-- start SUPPLIED MATERIAL --

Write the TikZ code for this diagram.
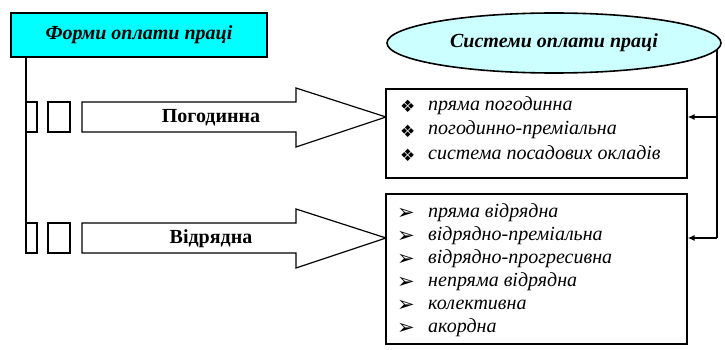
\documentclass[tikz,border=0pt]{standalone}
\usepackage{fontspec}
\setmainfont{Liberation Serif}
\newfontfamily\symfont{DejaVu Sans}
\usetikzlibrary{shapes.geometric,arrows.meta}
\definecolor{boxcyan}{RGB}{0,255,255}
\definecolor{ellcyan}{RGB}{204,255,255}
\tikzset{
  line/.style={line width=1.6pt},
  blockarrow/.style={draw, line width=1.2pt, fill=white},
  smallbox/.style={draw, line width=1.2pt},
  listbox/.style={draw, line width=1.6pt, fill=white, anchor=north west, inner sep=0pt},
  item/.style={anchor=west, inner sep=0pt, font=\fontsize{20}{20}\selectfont\itshape, text height=13pt, text depth=5pt},
  bulA/.style={anchor=west, inner sep=0pt, font=\fontsize{17}{17}\symfont},
  bulB/.style={anchor=west, inner sep=0pt, font=\fontsize{21}{21}\symfont},
  conn/.style={line width=1.6pt, -{Latex[length=7pt,width=6pt]}},
  label/.style={font=\fontsize{20}{20}\selectfont\bfseries, inner sep=0pt},
}
\begin{document}
\begin{tikzpicture}[x=1pt,y=-1pt]
\useasboundingbox (0,0) rectangle (725,350);
% title box
\node[draw, line width=2pt, fill=boxcyan, minimum width=256pt, minimum height=44pt, inner sep=0pt,
      font=\fontsize{20}{20}\selectfont\bfseries\itshape] (forms) at (139,35) {Форми оплати праці};
% ellipse
\node[ellipse, draw, line width=1.6pt, fill=ellcyan, minimum width=334pt, minimum height=60pt, inner sep=0pt,
      font=\fontsize{20}{20}\selectfont\bfseries\itshape] (sys) at (554,43) {Системи оплати праці};
% left vertical line
\coordinate (lt) at (26,57);
\coordinate (lb) at (26,252);
\draw[line] (lt) -- (lb);
% small boxes and block arrows
\foreach \y in {117,238}{
  \draw[smallbox] (26,\y-15) rectangle (37,\y+15);
  \draw[smallbox] (48,\y-15) rectangle (70,\y+15);
  \draw[blockarrow] (82,\y-15) -- (296,\y-15) -- (296,\y-29) -- (386,\y) -- (296,\y+30) -- (296,\y+15) -- (82,\y+15) -- cycle;
}
\node[label] (pog) at (211,118) {Погодинна};
\node[label] (vid) at (211,239) {Відрядна};
% list boxes
\node[listbox, minimum width=301pt, minimum height=89pt] (b1) at (385,88) {};
\node[listbox, minimum width=301pt, minimum height=150pt] (b2) at (385,193) {};
% items box 1
\foreach \t [count=\i] in {пряма погодинна, погодинно-преміальна, система посадових окладів}{
  \node[bulA] (p\i) at (400,81.5+\i*24.7) {❖};
  \node[item] (q\i) at (428,81.5+\i*24.7) {\t};
}
% items box 2
\foreach \t [count=\i] in {пряма відрядна, відрядно-преміальна, відрядно-прогресивна, непряма відрядна, колективна, акордна}{
  \node[bulB] (r\i) at (397,190.5+\i*23) {➢};
  \node[item] (s\i) at (428,190.5+\i*23) {\t};
}
% right connectors
\coordinate (rt) at (717,50);
\draw[line] (rt) -- (717,238);
\draw[conn] (717,117) -- (b1.east |- 0,117);
\draw[conn] (717,238) -- (b2.east |- 0,238);
\end{tikzpicture}
\end{document}
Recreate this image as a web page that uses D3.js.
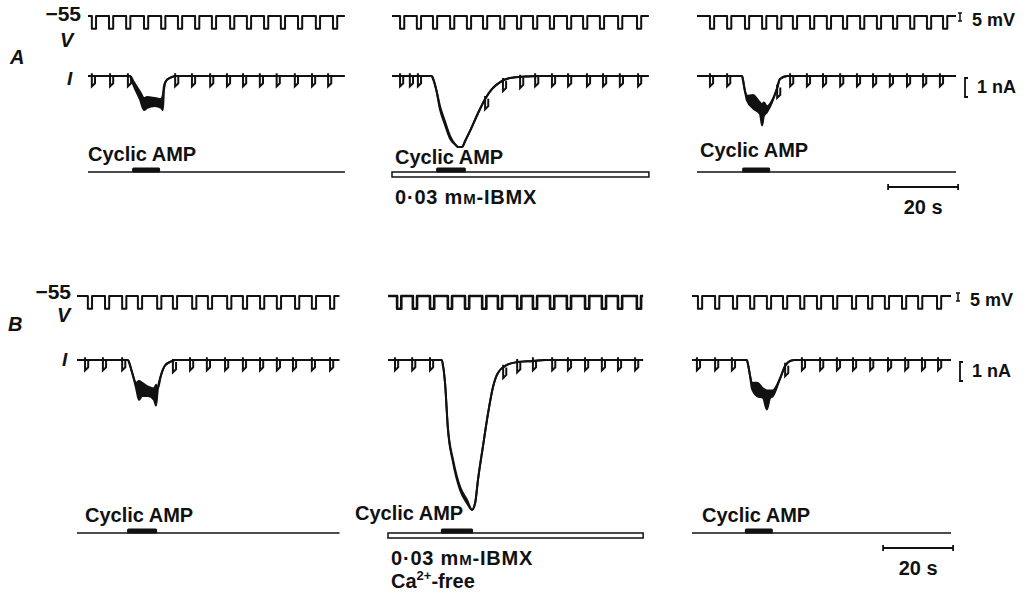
<!DOCTYPE html>
<html>
<head>
<meta charset="utf-8">
<script src="https://cdn.jsdelivr.net/npm/d3@7/dist/d3.min.js"></script>
<style>
  body { margin: 0; background: #fff; }
  svg text { font-family: "Liberation Sans", Arial, sans-serif; font-weight: bold; fill: #111; }
</style>
</head>
<body>
<svg id="fig" width="1032" height="595"></svg>
<script>
// Times in s from the start of each sweep, current in nA, voltage in mV.
var panelIds = ["A1", "A2", "A3", "B1", "B2", "B3"];
var sweepEnd = [73.4, 73.4, 74.0, 75.0, 72.9, 74.0];

// voltage command pulses (s)
var vPulsesA1 = [1.1, 6.0, 10.9, 16.0, 20.9, 25.7, 30.6, 35.4, 40.6, 45.4, 50.3, 55.1, 60.0, 65.1, 70.0];
var vPulsesA2 = [2.3, 7.1, 11.7, 16.6, 21.4, 26.0, 30.9, 35.7, 40.3, 45.1, 50.0, 54.6, 59.4, 64.6, 70.0];
var vPulsesA3 = [3.7, 8.6, 13.7, 18.6, 22.9, 27.4, 32.3, 37.1, 41.7, 46.6, 51.4, 56.0, 60.9, 65.7, 70.3];
var vPulsesB1 = [3.1, 8.0, 12.9, 17.4, 22.9, 27.4, 32.9, 37.4, 42.9, 47.4, 52.3, 57.1, 62.3, 67.1, 72.3];
var vPulsesB2 = [2.6, 7.1, 12.0, 17.1, 22.0, 26.9, 31.4, 36.9, 41.4, 46.3, 51.1, 56.3, 61.1, 65.7, 71.1];
var vPulsesB3 = [1.7, 6.6, 11.7, 16.6, 21.4, 26.0, 30.9, 35.7, 40.3, 45.7, 50.3, 55.1, 60.0, 64.6, 70.0];

// current responses to the pulses that can be seen: [t, level nA]
var iPulsesA1 = [[1.1, 0], [6.3, 0], [11.4, 0], [24.9, 0], [29.7, 0], [34.9, 0], [39.7, 0], [44.3, 0], [49.1, 0], [53.9, 0], [59.1, 0], [64.0, 0], [68.6, 0]];
var iPulsesA2 = [[2.3, 0], [5.1, 0], [7.4, 0], [26.6, -1.2], [31.7, -0.25], [36.6, -0.08], [40.9, 0], [45.7, 0], [50.3, 0], [55.7, 0], [60.3, 0], [65.1, 0], [70.3, 0]];
var iPulsesA3 = [[3.7, 0], [8.6, 0], [22.9, -0.6], [26.6, 0], [31.4, 0], [36.0, 0], [40.9, 0], [45.7, 0], [50.3, 0], [55.1, 0], [60.0, 0], [64.6, 0], [69.4, 0]];
var iPulsesB1 = [[2.3, 0], [7.4, 0], [12.9, 0], [27.4, -0.1], [32.3, 0], [37.1, 0], [42.3, 0], [47.4, 0], [52.3, 0], [57.1, 0], [61.7, 0], [67.1, 0], [72.3, 0]];
var iPulsesB2 = [[2.0, 0], [6.9, 0], [12.0, 0], [32.9, -0.4], [36.9, -0.1], [41.4, 0], [46.9, 0], [51.4, 0], [56.3, 0], [61.1, 0], [65.7, 0], [70.6, 0]];
var iPulsesB3 = [[1.4, 0], [6.6, 0], [11.4, 0], [26.6, -0.3], [31.4, 0], [36.6, 0], [41.4, 0], [46.0, 0], [50.9, 0], [56.0, 0], [60.9, 0], [65.7, 0], [70.3, 0]];

// inward current evoked by cyclic AMP: [t, upper edge nA, lower edge nA]
var dipA1 = [[12.0, 0, 0], [13.1, -0.32, -0.53], [14.9, -0.84, -1.26], [16.0, -1.16, -1.79], [16.9, -1.11, -1.68],
  [19.1, -1.16, -1.58], [20.9, -1.21, -1.68], [21.4, -1.0, -1.79], [21.7, -0.53, -0.74], [22.3, -0.26, -0.26],
  [23.4, -0.1, -0.1], [25.1, 0, 0]];
var dipA2 = [[11.4, 0, 0], [12.6, -0.68, -0.68], [13.7, -1.58, -1.75], [15.1, -2.37, -2.55], [16.6, -3.16, -3.3],
  [18.0, -3.58, -3.6], [18.9, -3.74, -3.74], [20.0, -3.74, -3.74], [20.9, -3.42, -3.42], [22.3, -2.89, -2.89],
  [24.6, -1.95, -1.95], [26.6, -1.21, -1.21], [28.6, -0.68, -0.68], [30.9, -0.32, -0.32], [33.7, -0.11, -0.11],
  [38.0, -0.03, -0.03], [42.3, 0, 0]];
var dipA3 = [[12.9, 0, 0], [13.7, -0.79, -0.79], [14.3, -1.05, -1.3], [16.0, -1.0, -1.7], [18.0, -1.4, -2.0],
  [18.6, -1.5, -2.6], [19.1, -1.4, -2.1], [20.0, -1.6, -1.9], [21.4, -1.3, -1.4], [22.9, -0.63, -0.63],
  [23.7, -0.16, -0.16], [25.7, 0, 0]];
var dipB1 = [[14.6, 0, 0], [15.7, -0.63, -0.63], [16.9, -1.2, -1.5], [17.7, -1.1, -2.1], [18.6, -1.2, -1.9],
  [20.3, -1.4, -1.9], [22.0, -1.5, -2.1], [22.6, -1.3, -2.4], [23.1, -1.5, -1.5], [24.0, -0.8, -0.8],
  [25.1, -0.3, -0.3], [26.6, -0.1, -0.1], [28.0, 0, 0]];
var dipB2 = [[15.4, 0, 0], [16.3, -1.21, -1.21], [17.1, -3.53, -3.6], [18.6, -5.26, -5.4], [20.6, -6.68, -6.85],
  [22.6, -7.37, -7.55], [24.0, -7.89, -7.89], [24.9, -7.53, -7.53], [25.7, -6.32, -6.32], [27.1, -4.58, -4.58],
  [28.6, -2.79, -2.79], [30.0, -1.42, -1.42], [31.4, -0.68, -0.68], [34.0, -0.26, -0.26], [36.9, -0.11, -0.11],
  [41.4, -0.05, -0.05], [44.9, 0, 0]];
var dipB3 = [[15.7, 0, 0], [16.6, -0.84, -0.84], [17.1, -1.2, -1.5], [18.6, -1.2, -1.9], [20.3, -1.5, -2.0],
  [21.4, -1.6, -2.6], [22.3, -1.6, -2.0], [23.1, -1.6, -1.9], [25.1, -1.0, -1.0], [26.6, -0.32, -0.32],
  [28.0, -0.05, -0.05], [29.4, 0, 0]];

// cyclic AMP application (s) and bath conditions
var campTimes = [[12.6, 20.6], [12.6, 21.1], [12.9, 20.9], [14.3, 22.9], [15.1, 24.3], [15.1, 23.1]];
var ibmxBath = [false, true, false, false, true, false];
var scaleBarTime = [54.6, 74.6];   // 20 s

// constants of the recording
var vHold = -55, vStep = -8, vWidth = 1.2;
var iStep = -0.55, iSpike = 0.15, iWidth = 0.9;

// layout
var panelX = [88, 392, 697, 77, 388, 692];
var rows = {
  A: { v: 16, i: 76, bar: 172, camp: [161, 164, 157] },
  B: { v: 296, i: 360, bar: 533, camp: [522, 520, 522] }
};
var campX = [88, 395, 700, 85, 355, 702];
var sweepW = 259, tSpan = 74;

var svg = d3.select("#fig");
var ink = "#111";

var panels = panelIds.map(function(id, k) {
  return {
    id: id, row: id[0], col: k % 3, x0: panelX[k], end: sweepEnd[k],
    vPulses: [vPulsesA1, vPulsesA2, vPulsesA3, vPulsesB1, vPulsesB2, vPulsesB3][k],
    iPulses: [iPulsesA1, iPulsesA2, iPulsesA3, iPulsesB1, iPulsesB2, iPulsesB3][k],
    dip: [dipA1, dipA2, dipA3, dipB1, dipB2, dipB3][k],
    camp: campTimes[k], ibmx: ibmxBath[k], campX: campX[k]
  };
});

panels.forEach(function(p) {
  var r = rows[p.row];
  var x = d3.scaleLinear().domain([0, tSpan]).range([p.x0, p.x0 + sweepW]);
  var yV = d3.scaleLinear().domain([-65, -55]).range([r.v + 16, r.v]);
  var yI = d3.scaleLinear().domain([-8, 0]).range([r.i + 152, r.i]);
  var g = svg.append("g").attr("class", "panel-" + p.id);

  // voltage trace
  var vPts = [[0, vHold]];
  p.vPulses.forEach(function(t) {
    vPts.push([t, vHold], [t, vHold + vStep], [t + vWidth, vHold + vStep], [t + vWidth, vHold]);
  });
  vPts.push([p.end, vHold]);
  g.append("path")
    .attr("d", d3.line().x(function(d) { return x(d[0]); }).y(function(d) { return yV(d[1]); })(vPts))
    .attr("fill", "none").attr("stroke", ink)
    .attr("stroke-width", p.id == "B2" ? 2.6 : 2).attr("stroke-linejoin", "round");

  // current trace
  var hi = [[0, 0, 0]].concat(p.dip).concat([[p.end, 0, 0]]);
  var curve = d3.curveMonotoneX;
  g.append("path")
    .attr("d", d3.area().curve(curve)
      .x(function(d) { return x(d[0]); })
      .y0(function(d) { return yI(d[2]); })
      .y1(function(d) { return yI(d[1]); })(p.dip))
    .attr("fill", ink);
  g.append("path")
    .attr("d", d3.line().curve(curve).x(function(d) { return x(d[0]); }).y(function(d) { return yI(d[1]); })(hi))
    .attr("fill", "none").attr("stroke", ink).attr("stroke-width", 2);
  g.append("path")
    .attr("d", d3.line().curve(curve).x(function(d) { return x(d[0]); }).y(function(d) { return yI(d[2]); })(p.dip))
    .attr("fill", "none").attr("stroke", ink).attr("stroke-width", 2);

  g.selectAll("path.ip").data(p.iPulses).enter().append("path")
    .attr("class", "ip")
    .attr("d", function(d) {
      var t = d[0], lv = d[1];
      return "M" + x(t) + "," + yI(lv + iSpike) +
        "L" + x(t) + "," + yI(lv + iStep) +
        "L" + x(t + iWidth) + "," + yI(lv + iStep * 0.7) +
        "L" + x(t + iWidth) + "," + yI(lv);
    })
    .attr("fill", "none").attr("stroke", ink).attr("stroke-width", 2);

  // application bars
  if (p.ibmx) {
    g.append("rect")
      .attr("x", x(0)).attr("y", r.bar)
      .attr("width", x(p.end) - x(0)).attr("height", 5)
      .attr("fill", "#fff").attr("stroke", ink).attr("stroke-width", 1.5);
  } else {
    g.append("line")
      .attr("x1", x(0)).attr("x2", x(p.end))
      .attr("y1", r.bar).attr("y2", r.bar)
      .attr("stroke", ink).attr("stroke-width", 1.6);
  }
  g.append("rect")
    .attr("x", x(p.camp[0])).attr("y", r.bar - 4.5)
    .attr("width", x(p.camp[1]) - x(p.camp[0])).attr("height", 5)
    .attr("rx", 1.5).attr("fill", ink);

  g.append("text")
    .attr("x", p.campX).attr("y", r.camp[p.col])
    .attr("font-size", 20).text("Cyclic AMP");

  if (p.ibmx) {
    var t1 = g.append("text").attr("x", p.x0 + 3).attr("y", r.bar + 32)
      .attr("font-size", 20).attr("letter-spacing", 0.8);
    t1.append("tspan").text("0·03 m");
    t1.append("tspan").attr("font-size", 15).text("M");
    t1.append("tspan").text("-IBMX");
  }
  if (p.id == "B2") {
    var t2 = g.append("text").attr("x", p.x0 + 3).attr("y", r.bar + 55).attr("font-size", 20);
    t2.append("tspan").text("Ca");
    t2.append("tspan").attr("font-size", 13).attr("dy", -8).text("2+");
    t2.append("tspan").attr("dy", 8).text("-free");
  }

  // calibration bars on the right-hand panels
  if (p.col == 2) {
    var cx = p.row == "A" ? 960 : 958;
    var vTop = r.v - 3, vBot = vTop + (yV(-60) - yV(-55));
    svg.append("path")
      .attr("d", "M" + (cx - 2) + "," + vTop + "H" + (cx + 2) + "M" + cx + "," + vTop + "V" + vBot +
        "M" + (cx - 2) + "," + vBot + "H" + (cx + 2))
      .attr("fill", "none").attr("stroke", ink).attr("stroke-width", 1.5);
    svg.append("text").attr("x", cx + 12).attr("y", r.v + 10).attr("font-size", 18).text("5 mV");

    var ix = p.row == "A" ? 965 : 960;
    var iTop = r.i + 2, iBot = iTop + (yI(-1) - yI(0));
    svg.append("path")
      .attr("d", "M" + (ix + 3) + "," + iTop + "H" + ix + "V" + iBot + "H" + (ix + 3))
      .attr("fill", "none").attr("stroke", ink).attr("stroke-width", 1.8);
    svg.append("text").attr("x", ix + 12).attr("y", r.i + 17).attr("font-size", 18).text("1 nA");

    var sy = p.row == "A" ? 187 : 548;
    var sx0 = x(scaleBarTime[0]), sx1 = x(scaleBarTime[1]);
    svg.append("path")
      .attr("d", "M" + sx0 + "," + (sy - 3) + "V" + (sy + 3) + "M" + sx0 + "," + sy + "H" + sx1 +
        "M" + sx1 + "," + (sy - 3) + "V" + (sy + 3))
      .attr("fill", "none").attr("stroke", ink).attr("stroke-width", 1.8);
    svg.append("text").attr("x", (sx0 + sx1) / 2).attr("y", sy + 27)
      .attr("text-anchor", "middle").attr("font-size", 20).text("20 s");
  }
});

// row labels
function rowLabels(row, letterX, letterY, numX, numY, vx, vy, ix, iy) {
  svg.append("text").attr("x", letterX).attr("y", letterY).attr("font-size", 20)
    .attr("font-style", "italic").text(row);
  svg.append("text").attr("x", numX).attr("y", numY).attr("font-size", 21)
    .attr("text-anchor", "end").text("\u221255");
  svg.append("text").attr("x", vx).attr("y", vy).attr("font-size", 20)
    .attr("font-style", "italic").text("V");
  svg.append("text").attr("x", ix).attr("y", iy).attr("font-size", 19)
    .attr("font-style", "italic").text("I");
}
rowLabels("A", 10, 64, 81, 21, 60, 47, 67, 85);
rowLabels("B", 8, 331, 71, 299, 57, 322, 62, 366);
</script>
</body>
</html>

-- end SUPPLIED MATERIAL --

Only the lines starting at the line with "Recreate this image" and ending at the line with "var sweepEnd = [73.4, 73.4, 74.0, 75.0, 72.9, 74.0];" should be printed again, exactly and with both ends kept; omit the pictures.

Recreate this image as a web page that uses D3.js.
<!DOCTYPE html>
<html>
<head>
<meta charset="utf-8">
<script src="https://cdn.jsdelivr.net/npm/d3@7/dist/d3.min.js"></script>
<style>
  body { margin: 0; background: #fff; }
  svg text { font-family: "Liberation Sans", Arial, sans-serif; font-weight: bold; fill: #111; }
</style>
</head>
<body>
<svg id="fig" width="1032" height="595"></svg>
<script>
// Times in s from the start of each sweep, current in nA, voltage in mV.
var panelIds = ["A1", "A2", "A3", "B1", "B2", "B3"];
var sweepEnd = [73.4, 73.4, 74.0, 75.0, 72.9, 74.0];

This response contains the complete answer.